I couldn’t tell you exactly what has caused this increase. One suggestion, in a 2001 National Geographic website article, says that the transition from treating Latin as a purely reading course to one more closely resembling a modern language course has triggered a renewal of interest. According to my father (who hated it), my professor (who, I guess, didn’t hate it), and some prospective employers (who just want someone competent enough to teach it), my secondary school Latin education was not the same as theirs. This is probably very true: in middle school, my class spent a good deal of time doing Roman history, cultural activities, singing songs, reading myths, making skits, and bringing in food, as well as memorizing noun and verb endings. On the other hand, my dad’s class was a hellish experience involving a lot of chanting.

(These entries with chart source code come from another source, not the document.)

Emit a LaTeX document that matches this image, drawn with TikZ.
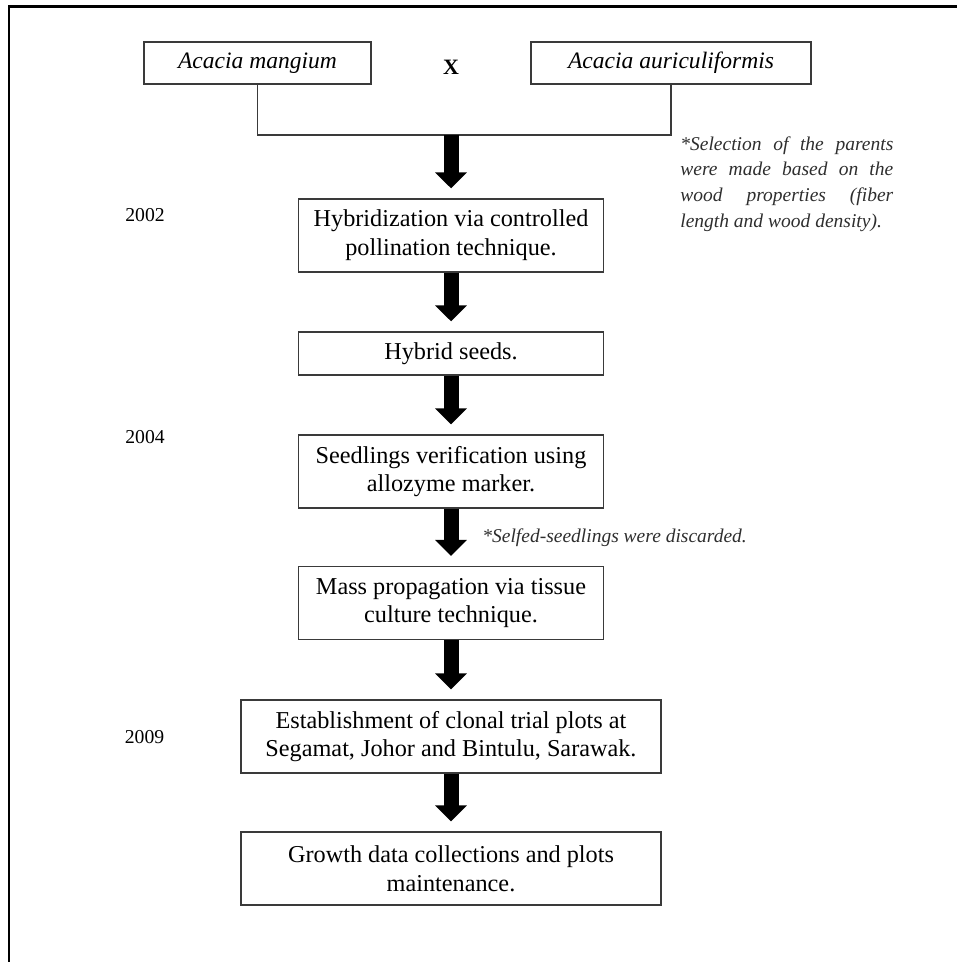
\documentclass[tikz,border=0pt]{standalone}
\usepackage{fontspec}
\setmainfont{Liberation Serif}
\usetikzlibrary{arrows.meta}
\definecolor{BoxLine}{HTML}{3A3A3A}
\definecolor{NoteGray}{HTML}{2E2E2E}

\begin{document}
\begin{tikzpicture}[x=0.02cm,y=-0.02cm,
  stepbox/.style={draw=BoxLine,line width=0.8pt,fill=white,align=center,
    inner sep=0pt,minimum width=6.1cm,minimum height=1.46cm,
    font=\fontsize{13.8}{16.4}\selectfont},
  parentbox/.style={stepbox,minimum height=0.84cm,
    font=\fontsize{13.4}{15}\selectfont\itshape},
  yearlab/.style={inner sep=0pt,font=\fontsize{11.2}{13}\selectfont},
  notelab/.style={text=NoteGray,inner sep=0pt,align=left,
    font=\fontsize{11.1}{14.6}\selectfont\itshape},
  bigarrow/.style={line width=0.3cm,
    -{Triangle[width=0.62cm,length=0.32cm]},shorten >=0.2cm},
  bracket/.style={BoxLine,line width=0.8pt}]
\path[use as bounding box] (0,0) rectangle (957,962);
% frame, only its left and top sides are in view
\draw[line width=1.7pt] (9,962) -- (9,7) -- (957,7);

% parents
\node[parentbox,minimum width=4.54cm] (mangium) at (257.5,63) {Acacia mangium};
\node[parentbox,minimum width=5.6cm] (auric) at (671,63) {Acacia auriculiformis};
\node[inner sep=0pt,font=\fontsize{12.5}{15}\selectfont\bfseries] (cross)
      at (451,67) {X};
\coordinate (join) at (451,135);
\draw[bracket] (mangium.south) |- (join) -| (auric.south);
\node[notelab,anchor=north west] (selnote) at (680,136)
      {\makebox[4.26cm][s]{*Selection of the parents}\\
       \makebox[4.26cm][s]{were made based on the}\\
       \makebox[4.26cm][s]{wood properties (fiber}\\
       length and wood density).};

% steps
\node[stepbox] (hybrid) at (451,235.5)
      {Hybridization via controlled\\pollination technique.};
\node[stepbox,minimum height=0.86cm] (seeds) at (451,353.5) {Hybrid seeds.};
\node[stepbox] (verify) at (451,471.5)
      {Seedlings verification using\\allozyme marker.};
\node[stepbox] (mass) at (451,603)
      {Mass propagation via tissue\\culture technique.};
\node[stepbox,minimum width=8.4cm] (trial) at (451,736.5)
      {Establishment of clonal trial plots at\\Segamat, Johor and Bintulu, Sarawak.};
\node[stepbox,minimum width=8.4cm] (growth) at (451,868.5)
      {Growth data collections and plots\\maintenance.};

% years
\node[yearlab] (y2002) at (145,215) {2002};
\node[yearlab] (y2004) at (145,437) {2004};
\node[yearlab] (y2009) at (144.5,737) {2009};

% arrows
\draw[bigarrow] (join) -- (hybrid.north);
\draw[bigarrow] (hybrid.south) -- (seeds.north);
\draw[bigarrow] (seeds.south) -- (verify.north);
\draw[bigarrow] (verify.south) -- (mass.north);
\draw[bigarrow] (mass.south) -- (trial.north);
\draw[bigarrow] (trial.south) -- (growth.north);
\node[notelab,anchor=west] (selfnote) at (482,538)
      {*Selfed-seedlings were discarded.};
\end{tikzpicture}
\end{document}
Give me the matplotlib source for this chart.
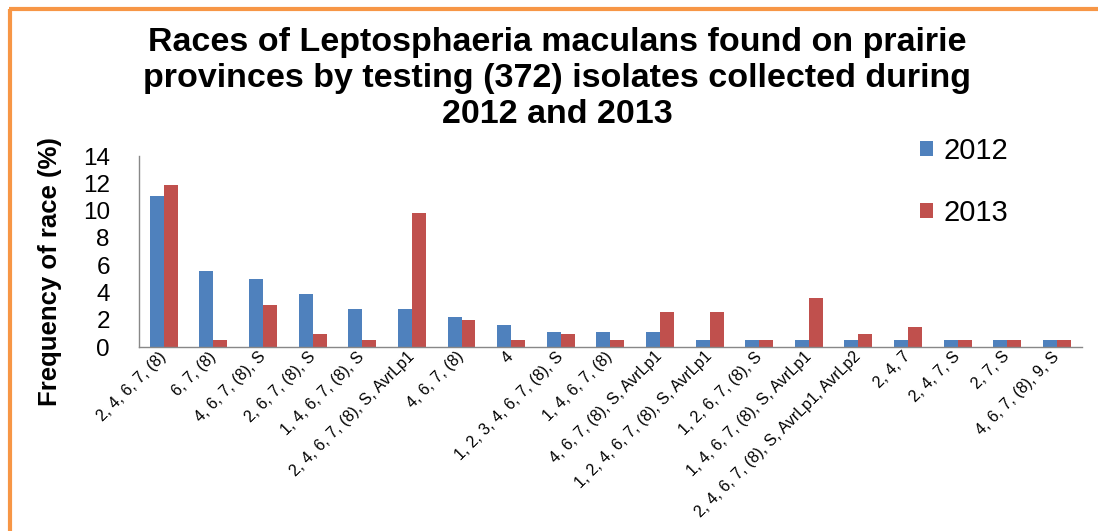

One caveat of this method is that teachers can spend too much time on other activities and not enough on the language itself. My high school experience had this shortfall, with my heavily-tenured, well-entrenched Latin teacher cultivating a reputation for an easy A – I didn’t realize how bad I was after five years until I pitted my skills against kids from other schools at UDallas’ Latin-in-Rome program. Luckily, while my high school education may not have been orthodox, it sparked my interest in Roman history, which pulled me back to Latin and Classical Studies in college.
In the process of interviewing, it has been interesting to see how this and other issues play out. I have learned about strange curricula and I have been asked even weirder interview questions. The best was, “Do you think that Christianity caused the fall of the Roman Empire?” No. But we Classicists have more subtle ways of turning your students into little budding atheists… wink.
Altogether, the search for a job has been an eye-opening experience. Most irksome, though, is maintaining the presence of mind to realize that just because Latin and Classics are important to me doesn’t make them important or necessary to anyone else. If I get a Teach for America job, you can bet that Latin is not even going to be on their list of considerations. I’ll probably find myself fully immersed in the realm of the basic and useful, because there are some schools that can’t afford to ride the tides of popularity.